Harking back to the conceptual breadth of the RBV, my interpretation is that SHRM researchers from many substreams found what they needed in the RBV. In particular, the focus on organizational and human resources within the RBV allow researchers interested in best HRM practices, bundles or systems of HRM practices, or human capital to make arguments about VRIO and underlying subconstructs of causal ambiguity, path dependence, and social complexity. Boxall (1998) referred to these streams as the organizational process advantage stream and the human capital advantage stream, respectively. Certain researchers, for example, focused on combinations or systems of HRM practices and how these bundles associated with organizational performance (e.g., see Wright, McMahan, & McWilliams, 1994, for an early application). Because of system complexity, the notions of value, rareness, and inimitable range were good fits to explain why bundles might be more effective than individual best practices. Moreover, the underlying notions of path dependency (or the sequence of events that led to a certain combination of practices) and causal ambiguity for explaining why other organizations would have difficulty in imitation (and perhaps why the firm itself may not understand the precise source of the success) were seen as rich explanatory ideas. Even for presumed “best” HRM practices, Barney and Wright (1998) and others argued that they could be a source of sustained competitive advantage because rival firms may not know about the practices, they may be slow to implement or mimic them, and/or they may implement them poorly.
Another subset of the literature includes researchers that are interested in human capital resources, rather than HRM practices, as the potential source of competitive advantage (e.g., Campbell, Coff, & Kryscynski, 2012). The emphasis on human capital resources is based on the idea that, over time, rival organizations should be able to imitate the set of practices (e.g., pay-for-performance, formalized performance appraisal, or selective staffing) adopted by a focal firm but unique characteristics and combinations of characteristics across key individuals are more challenging to imitate (Delery & Roumpi, 2017). This stream of research, in particular, has led to a set of theories and conceptual works aimed at understanding how human capital accumulations or human capital resources can be antecedent to competitive advantage (Campbell et al., 2012; Nyberg et al., 2014; Ployhart & Moliterno, 2011), extensions or refinements of the RBV applied solely to the study of SHRM (e.g., Colbert, 2004; Delery & Roumpi, 2017), and suggested alternatives to the RBV (Kaufman, 2015).
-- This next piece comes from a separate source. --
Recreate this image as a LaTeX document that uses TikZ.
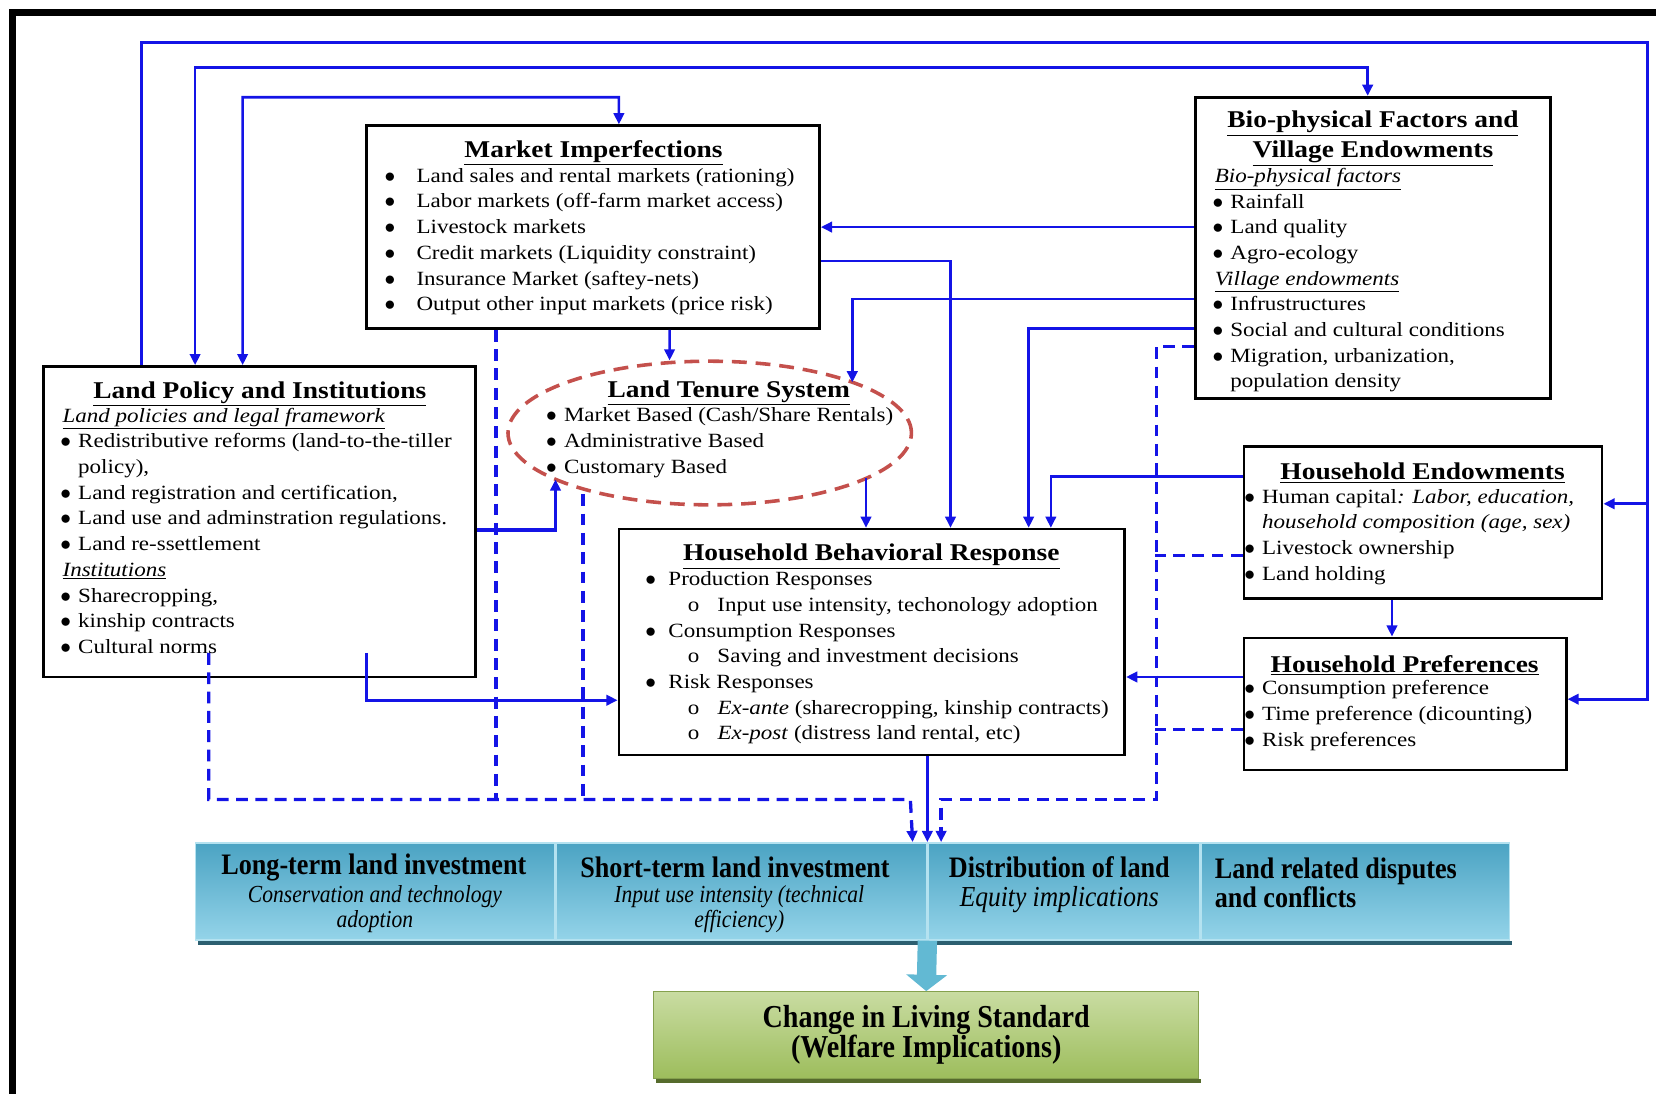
\documentclass[tikz,border=0pt]{standalone}
\usepackage{fontspec}
\setmainfont{Liberation Serif}[FakeStretch=1.14]
\newfontfamily\bandfont{Liberation Serif}[FakeStretch=0.88]
\usepackage{tikz}
\usetikzlibrary{arrows.meta,positioning,calc,shapes.geometric}
\definecolor{flow}{HTML}{1414E6}
\definecolor{tenure}{HTML}{C4504C}
\definecolor{bandtop}{HTML}{4BA3C3}
\definecolor{bandbot}{HTML}{94D4E9}
\definecolor{bandrule}{HTML}{B4E2F0}
\definecolor{bandshd}{HTML}{2C5F70}
\definecolor{weltop}{HTML}{C9DCA2}
\definecolor{welbot}{HTML}{9DBD5C}
\definecolor{welshd}{HTML}{566B2C}
\definecolor{bigarr}{HTML}{62B9D3}
\newcommand{\px}{0.025cm}
\newcommand{\bl}[1][10.5pt]{\makebox[#1][l]{\hspace*{-1.5pt}$\bullet$}}
\newcommand{\subo}{\hspace*{27pt}\makebox[20pt][l]{o}}
\newcommand{\undl}[1]{\underline{#1}}
\tikzset{
  box/.style 2 args={rectangle, draw=black, line width=1.8pt, fill=white, inner sep=0pt,
              minimum width=#1*\px, minimum height=#2*\px},
  ttl/.style={font=\fontsize{16.2}{20}\selectfont\bfseries, align=center, inner sep=0pt},
  lst/.style={font=\fontsize{13.6}{17.3}\selectfont, align=left, inner sep=0pt, anchor=north west},
  tenring/.style={ellipse, draw=tenure, line width=2.4pt, dash pattern=on 10pt off 6pt,
              minimum width=382*\px, minimum height=136*\px, inner sep=0pt},
  outc/.style={rectangle, draw=bandrule, line width=1pt, top color=bandtop, bottom color=bandbot,
              minimum height=92*\px, minimum width=#1*\px, inner sep=0pt},
  outhead/.style={font=\bandfont\fontsize{20}{20}\selectfont\bfseries, inner sep=0pt},
  outsub/.style={font=\bandfont\fontsize{16.5}{16.5}\selectfont\itshape, align=center, inner sep=0pt},
  welbox/.style={rectangle, draw=welbot!85!black, line width=0.8pt, top color=weltop, bottom color=welbot,
              minimum width=516*\px, minimum height=82*\px, align=center, inner sep=0pt,
              font=\bandfont\fontsize{21.5}{20}\selectfont\bfseries},
  ln/.style={line width=1.8pt, draw=flow},
  fl/.style={ln, -{Triangle[length=7.5pt,width=7pt]}},
  fl2/.style={ln, {Triangle[length=7.5pt,width=7pt]}-{Triangle[length=7.5pt,width=7pt]}},
  dsh/.style={line width=2.2pt, draw=flow, dash pattern=on 8pt off 5pt},
  dfl/.style={dsh, -{Triangle[length=7.5pt,width=7pt]}},
}

\begin{document}
\begin{tikzpicture}[x=\px, y=-\px]
  \useasboundingbox (0,0) rectangle (1568,1035);
  \draw[line width=4.7pt] (11.8,1045) -- (11.8,11.8) -- (1580,11.8);

  % boxes
  \node[box={429}{192}] (mkt) at (561.5,215) {};
  \node[ttl] (mkt-t) at (562,145) {\undl{Market Imperfections}};
  \node[lst] (mkt-l) at (366,159) {\bl[20pt]Land sales and rental markets (rationing)\\ \bl[20pt]Labor markets (off-farm market access)\\ \bl[20pt]Livestock markets\\ \bl[20pt]Credit markets (Liquidity constraint)\\ \bl[20pt]Insurance Market (saftey-nets)\\ \bl[20pt]Output other input markets (price risk)};

  \node[box={336}{285}] (bio) at (1300,234.5) {};
  \node[ttl] (bio-t) at (1300,131) {\undl{Bio-physical Factors and}\\\undl{Village Endowments}};
  \node[lst] (bio-l) at (1150,159) {\undl{\textit{Bio-physical factors}}\\ \bl Rainfall\\ \bl Land quality\\ \bl Agro-ecology\\ \undl{\textit{Village endowments}}\\ \bl Infrustructures\\ \bl Social and cultural conditions\\ \bl Migration, urbanization,\\ \hspace*{10.5pt}population density};

  \node[box={409}{294}] (lpi) at (245.5,494) {};
  \node[ttl] (lpi-t) at (246,373) {\undl{Land Policy and Institutions}};
  \node[lst] (lpi-l) at (59,386) {\undl{\textit{Land policies and legal framework}}\\ \bl Redistributive reforms (land-to-the-tiller\\ \hspace*{10.5pt}policy),\\ \bl Land registration and certification,\\ \bl Land use and adminstration regulations.\\ \bl Land re-ssettlement\\ \undl{\textit{Institutions}}\\ \bl Sharecropping,\\ \bl kinship contracts\\ \bl Cultural norms};

  \node[tenring] (lts) at (672,410) {};
  \node[ttl] (lts-t) at (690,372) {\undl{Land Tenure System}};
  \node[lst] (lts-l) at (519,386) {\bl Market Based (Cash/Share Rentals)\\ \bl Administrative Based\\ \bl Customary Based};

  \node[box={479}{214}] (hbr) at (825.5,608) {};
  \node[ttl] (hbr-t) at (825,527) {\undl{Household Behavioral Response}};
  \node[lst] (hbr-l) at (613,541) {\bl[14pt]Production Responses\\ \subo Input use intensity, techonology adoption\\ \bl[14pt]Consumption Responses\\ \subo Saving and investment decisions\\ \bl[14pt]Risk Responses\\ \subo\textit{Ex-ante} (sharecropping, kinship contracts)\\ \subo\textit{Ex-post} (distress land rental, etc)};

  \node[box={339}{144}] (hhe) at (1347.5,495) {};
  \node[ttl] (hhe-t) at (1347,448) {\undl{Household Endowments}};
  \node[lst] (hhe-l) at (1180,463) {\bl Human capital\textit{: Labor, education,}\\ \hspace*{10.5pt}\textit{household composition (age, sex)}\\ \bl Livestock ownership\\ \bl Land holding};

  \node[box={305}{125}] (hhp) at (1330.5,666.5) {};
  \node[ttl] (hhp-t) at (1330,630) {\undl{Household Preferences}};
  \node[lst] (hhp-l) at (1180,644) {\bl Consumption preference\\ \bl Time preference (dicounting)\\ \bl Risk preferences};

  % outcome band
  \node[outc=340] (c1) at (355,844) {};
  \node[outc=351, right=0pt of c1] (c2) {};
  \node[outc=257, right=0pt of c2] (c3) {};
  \node[outc=292, right=0pt of c3] (c4) {};
  \fill[bandshd] ($(c1.south west)+(3,0)$) rectangle ($(c4.south east)+(2,4)$);
  \node[outhead] (c1-h) at (354,821) {Long-term land investment};
  \node[outsub] (c1-s) at (355,861) {Conservation and technology\\adoption};
  \node[outhead] (c2-h) at (696,821) {Short-term land investment};
  \node[outsub] (c2-s) at (700,861) {Input use intensity (technical\\efficiency)};
  \node[outhead] (c3-h) at (1003,821) {Distribution of land};
  \node[outsub, font=\bandfont\fontsize{19.5}{24}\selectfont\itshape] (c3-s) at (1003,852) {Equity implications};
  \node[outhead, align=left, anchor=west] (c4-h) at (1150,836) {Land related disputes\\and conflicts};

  \node[welbox] (wel) at (877,980) {Change in Living Standard\\(Welfare Implications)};
  \fill[welshd] ($(wel.south west)+(3,0)$) rectangle ($(wel.south east)+(2,4)$);
  \draw[bigarr, line width=13pt, -{Triangle[length=11pt,width=27pt]}] (c2.south east) -- (wel.north);

  % connectors
  \coordinate (tapE) at (1560,477);
  \coordinate (busL) at (862,757);
  \coordinate (busR) at (1095,757);

  \draw[fl] ($(lpi.north west)+(94,0)$) |- (1560,40) |- ($(hhp.east)+(0,-4.5)$);
  \draw[fl] (tapE) -- (hhe.east |- tapE);
  \draw[fl2] ($(lpi.north west)+(145,0)$) |- (1295,64) -- ($(bio.north)+(-5,0)$);
  \draw[fl2] ($(lpi.north west)+(190,0)$) |- (586,92) -- ($(mkt.north)+(24.5,0)$);

  \draw[fl] (bio.west |- mkt.east) -- (mkt.east);
  \draw[fl] ($(bio.west)+(0,48.5)$) -| ($(lts.center)+(135,-48)$);
  \draw[fl] ($(bio.west)+(0,76.5)$) -| ($(hbr.north)+(148.5,0)$);
  \draw[dfl] ($(bio.west)+(0,93.5)$) -| (busR) -| ($(c3.north west)+(13,0)$);

  \draw[fl] ($(mkt.east)+(0,32)$) -| ($(hbr.north)+(74.5,0)$);
  \draw[fl] ($(mkt.south)+(72.5,0)$) -- ($(lts.north)+(-38,1)$);
  \draw[dsh] ($(mkt.south west)+(124,0)$) -- ($(mkt.south west)+(124,446)$);

  \draw[fl] ($(hhe.west)+(0,-44)$) -| ($(hbr.north)+(169.5,0)$);
  \draw[fl] ($(hhp.west)+(0,-25.5)$) -- ($(hbr.east)+(0,33)$);
  \draw[fl] ($(hhe.south)+(-29.5,0)$) -- ($(hhp.north)+(-12.5,0)$);
  \draw[dsh] ($(hhe.west)+(0,31)$) -- ++(-83,0);
  \draw[dsh] ($(hhp.west)+(0,24.5)$) -- ++(-83,0);

  \draw[fl, line width=2.3pt] ($(lpi.east)+(0,8)$) -| ($(lts.center)+(-146,44)$);
  \draw[fl] ($(lpi.south west)+(307,-24)$) |- ($(hbr.west)+(0,55)$);
  \draw[dfl] ($(lpi.south west)+(158,-24)$) |- (busL) -- ($(c2.north east)+(-14,0)$);
  \draw[dsh] ($(lts.center)+(-120,58)$) -- ($(lts.center)+(-120,347)$);
  \draw[fl] ($(lts.center)+(148,43)$) -- ($(hbr.north)+(-5.5,0)$);
  \draw[fl] (hbr.south -| c2.north east) -- (c2.north east);
\end{tikzpicture}
\end{document}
As others (e.g., Delery & Roumpi, 2017) have noted, SHRM researchers most commonly apply the RBV as a broad overarching theoretical framework. In the empirical literature, there are numerous examples where the specific predictions made seem somewhat detached from the VRIO framework or the logic undergirding the notions of social complexity, causal ambiguity, and path dependence. I suspect this is also the case in strategic management. As a result, there are relatively few studies in the SHRM literature where specific predictions, and whether they are supported, yield information regarding the veracity or the falseness of the logic of the theory. This is certainly a weakness of the empirical literature in HRM. Operationalizing ethereal concepts like inimitability, social complexity, and causal ambiguity can be a challenge. This may be partially responsible for the typical broad-level application. But Barney (2001) offers several suggestions for studies that could put aspects of RBV under the scrutiny of falsifiability, and certain studies do make these attempts. For example, Carmeli and Schaubroeck (2005) operationalize HR capital as well as the distinctive value of the HR capital using leader perceptions. Although there may be some limitations of their approach, it is a laudable attempt to test aspects of the RBV in the SHRM context directly. I would encourage more researchers to devise ways of doing so going forward.
Conclusion
Despite limitations, my evaluation of the RBV is net positive. In the HRM subliterature, there may be relatively few direct tests of the view, and such tests may be rather difficult to construct, but we should credit Barney’s (1991) original work for its elegance, originality, and influence, with an eye toward its limitations. I will close by highlighting two important advancements in HRM that can be traced, in part, back to the RBV. First, the perspective has motivated and inspired researchers to conduct hundreds of empirical studies on the link between HRM and dimensions of organizational performance. The resulting voluminous literature allowed researchers to conduct large-scale meta-analytic examinations in later years. These attempts have established the direction (positive) and magnitude of the relationship between HRM and performance measures (e.g., Combs, Liu, Grant, & Ketchen, 2006; Crook, Todd, Combs, Woehr, & Ketchen, 2011; Jiang, Lepak, Hu, & Baer, 2012). The resulting empirical summaries and the large databank of information are useful not only for scientific inquiry but also for teaching HRM and explaining the role HRM may play in helping organizations sustain competitive advantage. Had the RBV not serendipitously arrived on the scene at roughly the same time SHRM emerged as a subfield, the resulting empirical literature may have been much smaller and cumulated findings less useful. My view is that although we may not know as of yet all of the “whys” and “hows” undergirding the relationship between HRM practices and competitive advantage, knowing that they are related and making judgments about the practical magnitude of those relationships is valuable in and of itself.
Second, interest in the original RBV works and the later detailed critiques of the view (e.g., Kaufman, 2015; Priem & Butler, 2001a, 2001b) planted the seeds for a surfeit of midrange theories and conceptualizations focused on distinctive human capital, human capital resources, demand- and supply-side mobility constraints, and complexity (e.g., Chadwick & Dabu, 2009; Colbert, 2004; Delery & Roumpi, 2017; Nyberg et al., 2014; Ployhart & Moliterno, 2011), many of which contain readily testable ideas. Because of their narrower focus, these works likely will not supplant the RBV as primary models, but their specificity and testability are important and valuable for the field. Had the original RBV works not appeared some 30 years ago, it is possible that these midrange theories would not have existed either. Although some believe the field has lost momentum and perhaps was “going in circles” conceptually (Delery & Roumpi, 2017: 1), there is now a broader base of resource-based theories for empirical researchers to build on. We should credit the Barney (2001) treatise for a seeding role in these recent advancements.